NORTHER: The Woman Who Clarified Einstein’s Idea
By Eugenia Cheng
Emmy Noether, a pioneer of abstract math, helped explain the theory of relativity to mathematicians
I find it hard to memorize numbers; I have no emotional connection to them, contrary to stereotypes of mathematicians. So when I want to remember a phone number, for example, I am more successful if I translate the numbers into musical notes or words.
I think of this as a mathematical technique, because math is about making connections between different topics to help our thought processes. Often we start with something hard to understand and build a connection with something more intuitive.

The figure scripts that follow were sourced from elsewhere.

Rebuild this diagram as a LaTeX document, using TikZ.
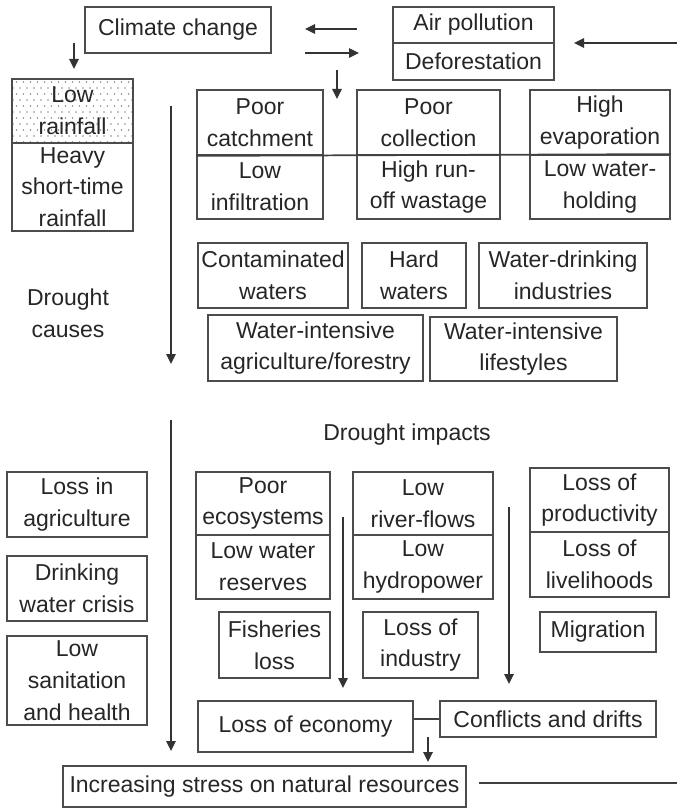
\documentclass[tikz,border=0pt]{standalone}
\usepackage{fontspec}
\setmainfont{Liberation Sans}
\usetikzlibrary{arrows.meta}
\newcommand{\mybox}[6]{\node[box, minimum width={(#4-#2)*0.75pt}, minimum height={(#5-#3)*0.75pt}] (#1) at ({(#2+#4)/2},{(#3+#5)/2}) {#6};}
\begin{document}
\begin{tikzpicture}[x=0.75pt,y=-0.75pt,
  txt/.style={align=center, text=black!85, font=\fontsize{17.25}{23.8}\selectfont},
  box/.style={txt, draw=black!70, line width=1.3pt, inner sep=0pt},
  arr/.style={draw=black!80, line width=1.6pt, -{Triangle[length=7.5pt,width=7pt]}},
  ln/.style={draw=black!75, line width=1.3pt},
  dot/.style={fill=black!45, draw=none}]
\useasboundingbox (0,0) rectangle (677,809);
% dots in Low rainfall
\begin{scope}
\clip (12,79) rectangle (133,143);
\foreach \yy [count=\i] in {82,88,...,146} {
  \pgfmathsetmacro{\off}{mod(\i,2)*3.5}
  \foreach \xx in {13,20,...,136} {
    \fill[dot] (\xx+\off,\yy) circle (0.9);
  }
}
\end{scope}
% top
\mybox{cc}{85}{7}{271}{53}{Climate change}
\mybox{air}{393}{7}{554}{43}{Air pollution}
\mybox{defo}{393}{43}{554}{80}{Deforestation}
\mybox{lowrain}{12}{79}{133}{143}{Low\\rainfall}
\mybox{heavy}{12}{143}{133}{231}{Heavy\\short-time\\rainfall}
% causes row 1
\mybox{catch}{197}{90}{323}{155}{Poor\\catchment}
\mybox{infil}{197}{155}{323}{219}{Low\\infiltration}
\mybox{coll}{357}{90}{500}{155}{Poor\\collection}
\mybox{runoff}{357}{155}{500}{219}{High run-\\off wastage}
\mybox{evap}{530}{90}{670}{155}{High\\evaporation}
\mybox{hold}{530}{155}{670}{219}{Low water-\\holding}
\draw[ln] (catch.south west) -- (hold.north east);
% causes row 2
\mybox{contam}{198}{243}{348}{308}{Contaminated\\waters}
\mybox{hard}{362}{243}{466}{308}{Hard\\waters}
\mybox{wdi}{479}{243}{647}{308}{Water-drinking\\industries}
\mybox{wia}{208}{315}{423}{381}{Water-intensive\\agriculture/forestry}
\mybox{wil}{430}{317}{617}{381}{Water-intensive\\lifestyles}
\node[txt] (causes) at (68,313) {Drought\\causes};
\node[txt] (impacts) at (407,435) {Drought impacts};
% impacts left column
\mybox{lia}{7}{472}{147}{537}{Loss in\\agriculture}
\mybox{dwc}{7}{556}{147}{621}{Drinking\\water crisis}
\mybox{lsh}{7}{636}{147}{725}{Low\\sanitation\\and health}
% impacts
\mybox{eco}{196}{472}{330}{535}{Poor\\ecosystems}
\mybox{res}{196}{535}{330}{599}{Low water\\reserves}
\mybox{fish}{219}{612}{330}{678}{Fisheries\\loss}
\mybox{river}{353}{472}{493}{535}{Low\\river-flows}
\mybox{hydro}{353}{535}{493}{599}{Low\\hydropower}
\mybox{ind}{363}{612}{478}{678}{Loss of\\industry}
\mybox{prod}{530}{468}{669}{532}{Loss of\\productivity}
\mybox{live}{530}{532}{669}{597}{Loss of\\livelihoods}
\mybox{mig}{540}{612}{656}{652}{Migration}
\mybox{econ}{198}{701}{413}{752}{Loss of economy}
\mybox{conf}{440}{701}{656}{737}{Conflicts and drifts}
\mybox{stress}{63}{766}{466}{807}{Increasing stress on natural resources}
% coordinates for free arrows
\coordinate (a1s) at (357,29); \coordinate (a1e) at (305,29);
\coordinate (a2s) at (305,53); \coordinate (a2e) at (359,53);
\coordinate (a3s) at (337,70); \coordinate (a3e) at (337,99);
\coordinate (a4s) at (677,43); \coordinate (a4e) at (574,43);
\coordinate (a5s) at (74,43); \coordinate (a5e) at (74,69);
\coordinate (a6s) at (171,106); \coordinate (a6e) at (171,364);
\coordinate (a7s) at (171,420); \coordinate (a7e) at (171,751);
\coordinate (a8s) at (343,517); \coordinate (a8e) at (343,688);
\coordinate (a9s) at (509,507); \coordinate (a9e) at (509,684);
\coordinate (a10s) at (428,737); \coordinate (a10e) at (428,762);
\coordinate (rls) at (479,783); \coordinate (rle) at (677,783);
\draw[arr] (a1s) -- (a1e);
\draw[arr] (a2s) -- (a2e);
\draw[arr] (a3s) -- (a3e);
\draw[arr] (a4s) -- (a4e);
\draw[arr] (a5s) -- (a5e);
\draw[arr] (a6s) -- (a6e);
\draw[arr] (a7s) -- (a7e);
\draw[arr] (a8s) -- (a8e);
\draw[arr] (a9s) -- (a9e);
\draw[arr] (a10s) -- (a10e);
\draw[ln] (conf.west -| econ.east) -- (conf.west);
\draw[ln] (rls) -- (rle);
\end{tikzpicture}
\end{document}
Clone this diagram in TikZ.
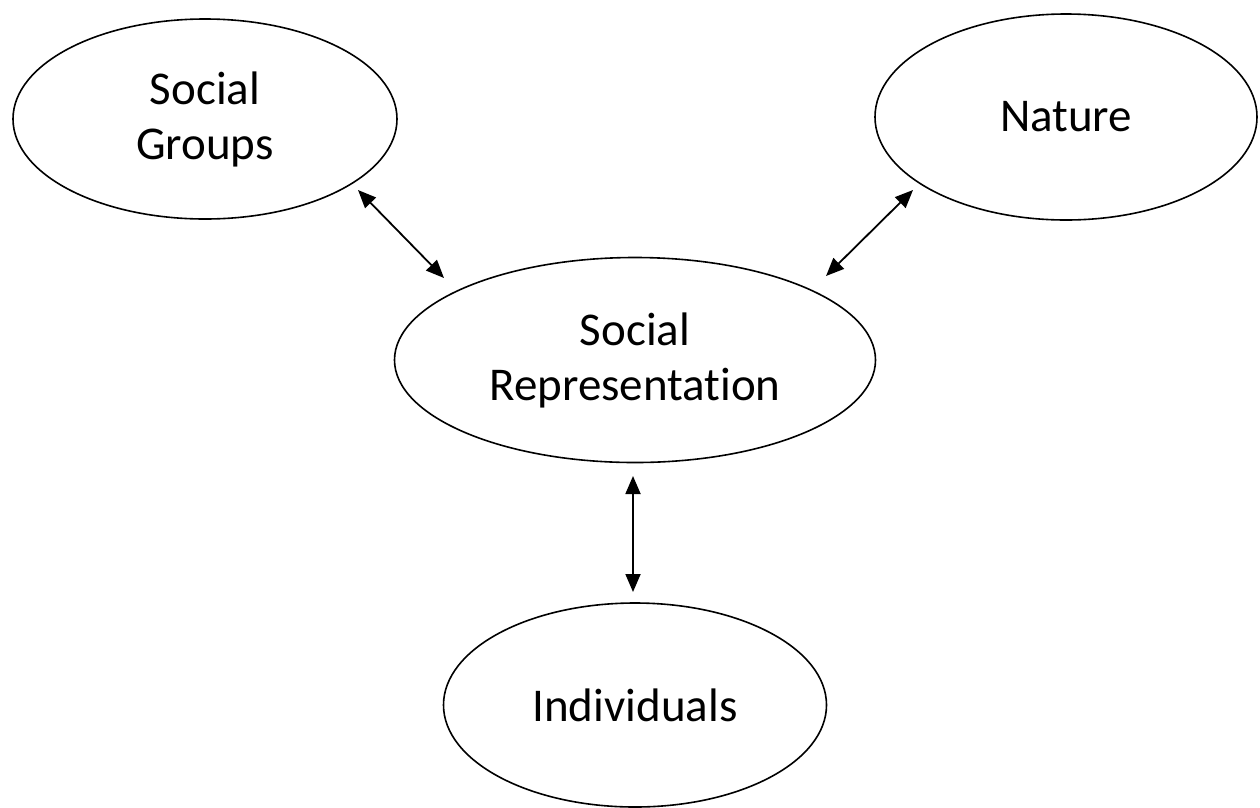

One of my favorite examples of this involved Emmy Noether, a brilliant German mathematician from the early 20th century. The anniversary of her death was April 14, and her life story continues to be relevant along with her math. She was in the forefront of women mathematicians at every stage of her education, but after finally being given a teaching position at the University of Göttingen, she was removed by the Nazis because she was Jewish. Hired by Bryn Mawr College, Noether found refuge in the U.S., but she died only two years later at the age of 53.
Still, Noether laid the foundations for modern abstract mathematics. At the time, mathematicians were starting to realize that instead of studying the properties of specific objects, they could study systems of general properties. For example, instead of studying numbers and arithmetic directly, we study general systems in which you can add and multiply, and show that numbers are just one example. We can use the same techniques to study other examples. This is a central idea of contemporary math, and Noether’s work was at its beginning.
But Noether also proved a brilliant theorem making a connection between pure math and physics. Mathematicians David Hilbert and Felix Klein were trying to understand Einstein’s theory of general relativity, and in 1915 they invited Noether to visit them in Göttingen as she was an expert in a part of pure math that they thought would help. Einstein was then also invited, and there followed an intense correspondence between Einstein, Hilbert and Klein in which they repeatedly refer to how much Noether helped them to understand the math behind the physics.